WHAT THE TASK REQUIRES —
Copy out the records in full, word for word, without pictures.

RECORDED DATA —
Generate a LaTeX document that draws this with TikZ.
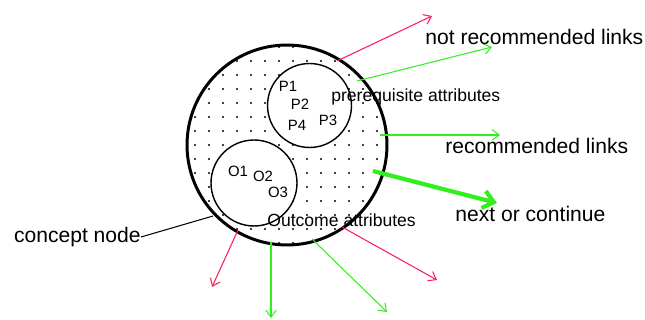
\documentclass[tikz,border=0pt]{standalone}
\usepackage{fontspec}
\setmainfont{Liberation Sans}
\usetikzlibrary{arrows.meta}
\definecolor{linkred}{RGB}{250,30,90}
\definecolor{linkgreen}{RGB}{50,240,30}

\begin{document}
\begin{tikzpicture}[x=0.02cm, y=-0.02cm,
  badlink/.style={-{Straight Barb[length=4pt,width=6pt]}, linkred, line width=0.6pt},
  goodlink/.style={-{Straight Barb[length=4pt,width=6pt]}, linkgreen, line width=0.6pt},
  biglbl/.style={font=\fontsize{12}{14}\selectfont, inner sep=0pt},
  attrlbl/.style={font=\fontsize{10}{12}\selectfont, inner sep=0pt},
  itemlbl/.style={font=\fontsize{8.5}{10}\selectfont, inner sep=0pt}]
  \useasboundingbox (0,0) rectangle (645,320);

  \node[circle, minimum size=4cm, inner sep=0pt] (concept) at (287,145) {};

  % dotted fill of the concept node
  \begin{scope}
    \clip (concept.center) circle (2cm);
    \foreach \x in {181,195,...,391}
      \foreach \y in {47,61,...,243}
        \fill (\x,\y) circle (0.6pt);
  \end{scope}

  \node[circle, draw, fill=white, line width=0.8pt, minimum size=1.68cm, inner sep=0pt] (prereq) at (309.5,105.5) {};
  \node[circle, draw, fill=white, line width=0.8pt, minimum size=1.72cm, inner sep=0pt] (outcome) at (254,183) {};
  \draw[line width=1.7pt] (concept.center) circle (2cm);

  % items
  \node[itemlbl] (p1) at (288,86) {P1};
  \node[itemlbl] (p2) at (300,104) {P2};
  \node[itemlbl] (p4) at (297,125) {P4};
  \node[itemlbl] (p3) at (328,120) {P3};
  \node[itemlbl] (o1) at (238,171) {O1};
  \node[itemlbl] (o2) at (263,176) {O2};
  \node[itemlbl] (o3) at (278,192) {O3};

  \node[attrlbl, anchor=west] (prelbl) at (331,97) {prerequisite attributes};
  \node[attrlbl, anchor=west] (outlbl) at (267,220) {Outcome attributes};

  % links
  \coordinate (s1) at (337,61);  \coordinate (e1) at (432,16);
  \coordinate (s2) at (357,81);  \coordinate (e2) at (492,47);
  \coordinate (s3) at (380,135); \coordinate (e3) at (500,135);
  \coordinate (s4) at (373,171); \coordinate (e4) at (497,203);
  \coordinate (s5) at (342,227); \coordinate (e5) at (437,280);
  \coordinate (s6) at (312,239); \coordinate (e6) at (387,312);
  \coordinate (s7) at (271,242); \coordinate (e7) at (271,318);
  \coordinate (s8) at (238,230); \coordinate (e8) at (212,287);

  \draw[badlink] (s1) -- (e1);
  \draw[goodlink] (s2) -- (e2);
  \draw[goodlink] (s3) -- (e3);
  \draw[-{Straight Barb[length=6pt,width=10pt]}, linkgreen, line width=2.4pt] (s4) -- (e4);
  \draw[badlink] (s5) -- (e5);
  \draw[goodlink] (s6) -- (e6);
  \draw[goodlink] (s7) -- (e7);
  \draw[badlink] (s8) -- (e8);

  \node[biglbl, anchor=west] (notrec) at (425,37) {not recommended links};
  \node[biglbl, anchor=west] (rec) at (445,146) {recommended links};
  \node[biglbl, anchor=west] (next) at (455,214) {next or continue};
  \node[biglbl, anchor=east] (cnode) at (141,237) {concept node};

  \coordinate (cedge) at (213,216);
  \draw[line width=0.6pt] (cnode.east) -- (cedge);
\end{tikzpicture}
\end{document}
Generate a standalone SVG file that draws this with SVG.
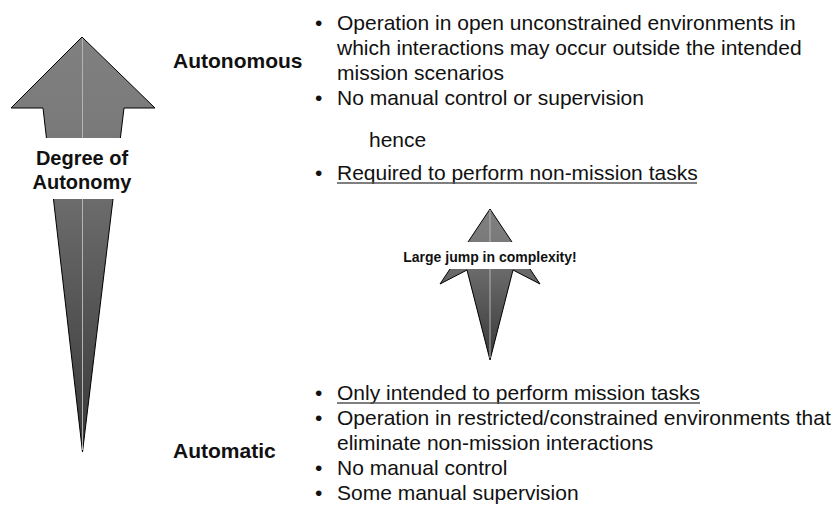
<svg xmlns="http://www.w3.org/2000/svg" width="840" height="509" viewBox="0 0 840 509">
  <style>
    .body { font-family: "Liberation Sans", Arial, sans-serif; font-size: 21px; fill: #111; }
    .label { font-family: "Liberation Sans", Arial, sans-serif; font-size: 21px; font-weight: bold; fill: #111; }
    .scale-label { font-family: "Liberation Sans", Arial, sans-serif; font-size: 20px; font-weight: bold; fill: #111; }
    .small { font-family: "Liberation Sans", Arial, sans-serif; font-size: 14px; font-weight: bold; fill: #111; }
    .arrow { stroke: #000; stroke-width: 1; stroke-linejoin: miter; }
    .spine { stroke: #b4b4b4; stroke-width: 1; }
    .underline { stroke: #555; stroke-width: 1.5; }
  </style>
  <defs>
    <linearGradient id="shade" x1="0" y1="0" x2="0" y2="1">
      <stop offset="0" stop-color="#808080"/>
      <stop offset="0.22" stop-color="#7a7a7a"/>
      <stop offset="1" stop-color="#383838"/>
    </linearGradient>
  </defs>
  <rect width="840" height="509" fill="#fff"/>

  <!-- Degree of autonomy scale -->
  <g id="autonomy-scale">
    <polygon class="arrow" fill="url(#shade)" points="82,37 155,108 124,108 82.5,452 43,108 11,108"/>
    <line class="spine" x1="82.5" y1="38" x2="82.5" y2="450"/>
    <rect x="0" y="138" width="166" height="61" fill="#fff"/>
    <text class="scale-label" x="82" y="165" text-anchor="middle">Degree of</text>
    <text class="scale-label" x="82" y="189" text-anchor="middle">Autonomy</text>
  </g>

  <!-- Autonomous systems -->
  <g id="autonomous">
    <text class="label" x="173" y="68">Autonomous</text>
    <g class="body">
      <text x="315" y="29.5">•</text>
      <text x="337" y="29.5">Operation in open unconstrained environments in</text>
      <text x="337" y="54.5">which interactions may occur outside the intended</text>
      <text x="337" y="79.5">mission scenarios</text>
      <text x="315" y="104.5">•</text>
      <text x="337" y="104.5">No manual control or supervision</text>
      <text x="369" y="147">hence</text>
      <text x="315" y="180">•</text>
      <text x="337" y="180">Required to perform non-mission tasks</text>
    </g>
    <line class="underline" x1="337" y1="183" x2="697" y2="183"/>
  </g>

  <!-- Complexity jump -->
  <g id="complexity-jump">
    <polygon class="arrow" fill="url(#shade)" points="490,209 540,284 513,270 490,360 467,270 440,284"/>
    <line class="spine" x1="490" y1="210" x2="490" y2="358"/>
    <rect x="398" y="242" width="184" height="27" fill="#fff"/>
    <text class="small" x="490" y="262" text-anchor="middle">Large jump in complexity!</text>
  </g>

  <!-- Automatic systems -->
  <g id="automatic">
    <text class="label" x="173" y="458">Automatic</text>
    <g class="body">
      <text x="315" y="400">•</text>
      <text x="337" y="400">Only intended to perform mission tasks</text>
      <text x="315" y="425">•</text>
      <text x="337" y="425">Operation in restricted/constrained environments that</text>
      <text x="337" y="450">eliminate non-mission interactions</text>
      <text x="315" y="475">•</text>
      <text x="337" y="475">No manual control</text>
      <text x="315" y="500">•</text>
      <text x="337" y="500">Some manual supervision</text>
    </g>
    <line class="underline" x1="337" y1="403" x2="700" y2="403"/>
  </g>
</svg>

ANSWER TO THIS EXERCISE —
Generate a LaTeX document that draws this with TikZ.
\documentclass[tikz,border=0pt]{standalone}
\usepackage{fontspec}
\setmainfont{Liberation Sans}
\usetikzlibrary{arrows.meta}
\definecolor{linkred}{RGB}{250,30,90}
\definecolor{linkgreen}{RGB}{50,240,30}

\begin{document}
\begin{tikzpicture}[x=0.02cm, y=-0.02cm,
  badlink/.style={-{Straight Barb[length=4pt,width=6pt]}, linkred, line width=0.6pt},
  goodlink/.style={-{Straight Barb[length=4pt,width=6pt]}, linkgreen, line width=0.6pt},
  biglbl/.style={font=\fontsize{12}{14}\selectfont, inner sep=0pt},
  attrlbl/.style={font=\fontsize{10}{12}\selectfont, inner sep=0pt},
  itemlbl/.style={font=\fontsize{8.5}{10}\selectfont, inner sep=0pt}]
  \useasboundingbox (0,0) rectangle (645,320);

  \node[circle, minimum size=4cm, inner sep=0pt] (concept) at (287,145) {};

  % dotted fill of the concept node
  \begin{scope}
    \clip (concept.center) circle (2cm);
    \foreach \x in {181,195,...,391}
      \foreach \y in {47,61,...,243}
        \fill (\x,\y) circle (0.6pt);
  \end{scope}

  \node[circle, draw, fill=white, line width=0.8pt, minimum size=1.68cm, inner sep=0pt] (prereq) at (309.5,105.5) {};
  \node[circle, draw, fill=white, line width=0.8pt, minimum size=1.72cm, inner sep=0pt] (outcome) at (254,183) {};
  \draw[line width=1.7pt] (concept.center) circle (2cm);

  % items
  \node[itemlbl] (p1) at (288,86) {P1};
  \node[itemlbl] (p2) at (300,104) {P2};
  \node[itemlbl] (p4) at (297,125) {P4};
  \node[itemlbl] (p3) at (328,120) {P3};
  \node[itemlbl] (o1) at (238,171) {O1};
  \node[itemlbl] (o2) at (263,176) {O2};
  \node[itemlbl] (o3) at (278,192) {O3};

  \node[attrlbl, anchor=west] (prelbl) at (331,97) {prerequisite attributes};
  \node[attrlbl, anchor=west] (outlbl) at (267,220) {Outcome attributes};

  % links
  \coordinate (s1) at (337,61);  \coordinate (e1) at (432,16);
  \coordinate (s2) at (357,81);  \coordinate (e2) at (492,47);
  \coordinate (s3) at (380,135); \coordinate (e3) at (500,135);
  \coordinate (s4) at (373,171); \coordinate (e4) at (497,203);
  \coordinate (s5) at (342,227); \coordinate (e5) at (437,280);
  \coordinate (s6) at (312,239); \coordinate (e6) at (387,312);
  \coordinate (s7) at (271,242); \coordinate (e7) at (271,318);
  \coordinate (s8) at (238,230); \coordinate (e8) at (212,287);

  \draw[badlink] (s1) -- (e1);
  \draw[goodlink] (s2) -- (e2);
  \draw[goodlink] (s3) -- (e3);
  \draw[-{Straight Barb[length=6pt,width=10pt]}, linkgreen, line width=2.4pt] (s4) -- (e4);
  \draw[badlink] (s5) -- (e5);
  \draw[goodlink] (s6) -- (e6);
  \draw[goodlink] (s7) -- (e7);
  \draw[badlink] (s8) -- (e8);

  \node[biglbl, anchor=west] (notrec) at (425,37) {not recommended links};
  \node[biglbl, anchor=west] (rec) at (445,146) {recommended links};
  \node[biglbl, anchor=west] (next) at (455,214) {next or continue};
  \node[biglbl, anchor=east] (cnode) at (141,237) {concept node};

  \coordinate (cedge) at (213,216);
  \draw[line width=0.6pt] (cnode.east) -- (cedge);
\end{tikzpicture}
\end{document}
Generate a standalone SVG file that draws this with SVG.
<svg xmlns="http://www.w3.org/2000/svg" width="840" height="509" viewBox="0 0 840 509">
  <style>
    .body { font-family: "Liberation Sans", Arial, sans-serif; font-size: 21px; fill: #111; }
    .label { font-family: "Liberation Sans", Arial, sans-serif; font-size: 21px; font-weight: bold; fill: #111; }
    .scale-label { font-family: "Liberation Sans", Arial, sans-serif; font-size: 20px; font-weight: bold; fill: #111; }
    .small { font-family: "Liberation Sans", Arial, sans-serif; font-size: 14px; font-weight: bold; fill: #111; }
    .arrow { stroke: #000; stroke-width: 1; stroke-linejoin: miter; }
    .spine { stroke: #b4b4b4; stroke-width: 1; }
    .underline { stroke: #555; stroke-width: 1.5; }
  </style>
  <defs>
    <linearGradient id="shade" x1="0" y1="0" x2="0" y2="1">
      <stop offset="0" stop-color="#808080"/>
      <stop offset="0.22" stop-color="#7a7a7a"/>
      <stop offset="1" stop-color="#383838"/>
    </linearGradient>
  </defs>
  <rect width="840" height="509" fill="#fff"/>

  <!-- Degree of autonomy scale -->
  <g id="autonomy-scale">
    <polygon class="arrow" fill="url(#shade)" points="82,37 155,108 124,108 82.5,452 43,108 11,108"/>
    <line class="spine" x1="82.5" y1="38" x2="82.5" y2="450"/>
    <rect x="0" y="138" width="166" height="61" fill="#fff"/>
    <text class="scale-label" x="82" y="165" text-anchor="middle">Degree of</text>
    <text class="scale-label" x="82" y="189" text-anchor="middle">Autonomy</text>
  </g>

  <!-- Autonomous systems -->
  <g id="autonomous">
    <text class="label" x="173" y="68">Autonomous</text>
    <g class="body">
      <text x="315" y="29.5">•</text>
      <text x="337" y="29.5">Operation in open unconstrained environments in</text>
      <text x="337" y="54.5">which interactions may occur outside the intended</text>
      <text x="337" y="79.5">mission scenarios</text>
      <text x="315" y="104.5">•</text>
      <text x="337" y="104.5">No manual control or supervision</text>
      <text x="369" y="147">hence</text>
      <text x="315" y="180">•</text>
      <text x="337" y="180">Required to perform non-mission tasks</text>
    </g>
    <line class="underline" x1="337" y1="183" x2="697" y2="183"/>
  </g>

  <!-- Complexity jump -->
  <g id="complexity-jump">
    <polygon class="arrow" fill="url(#shade)" points="490,209 540,284 513,270 490,360 467,270 440,284"/>
    <line class="spine" x1="490" y1="210" x2="490" y2="358"/>
    <rect x="398" y="242" width="184" height="27" fill="#fff"/>
    <text class="small" x="490" y="262" text-anchor="middle">Large jump in complexity!</text>
  </g>

  <!-- Automatic systems -->
  <g id="automatic">
    <text class="label" x="173" y="458">Automatic</text>
    <g class="body">
      <text x="315" y="400">•</text>
      <text x="337" y="400">Only intended to perform mission tasks</text>
      <text x="315" y="425">•</text>
      <text x="337" y="425">Operation in restricted/constrained environments that</text>
      <text x="337" y="450">eliminate non-mission interactions</text>
      <text x="315" y="475">•</text>
      <text x="337" y="475">No manual control</text>
      <text x="315" y="500">•</text>
      <text x="337" y="500">Some manual supervision</text>
    </g>
    <line class="underline" x1="337" y1="403" x2="700" y2="403"/>
  </g>
</svg>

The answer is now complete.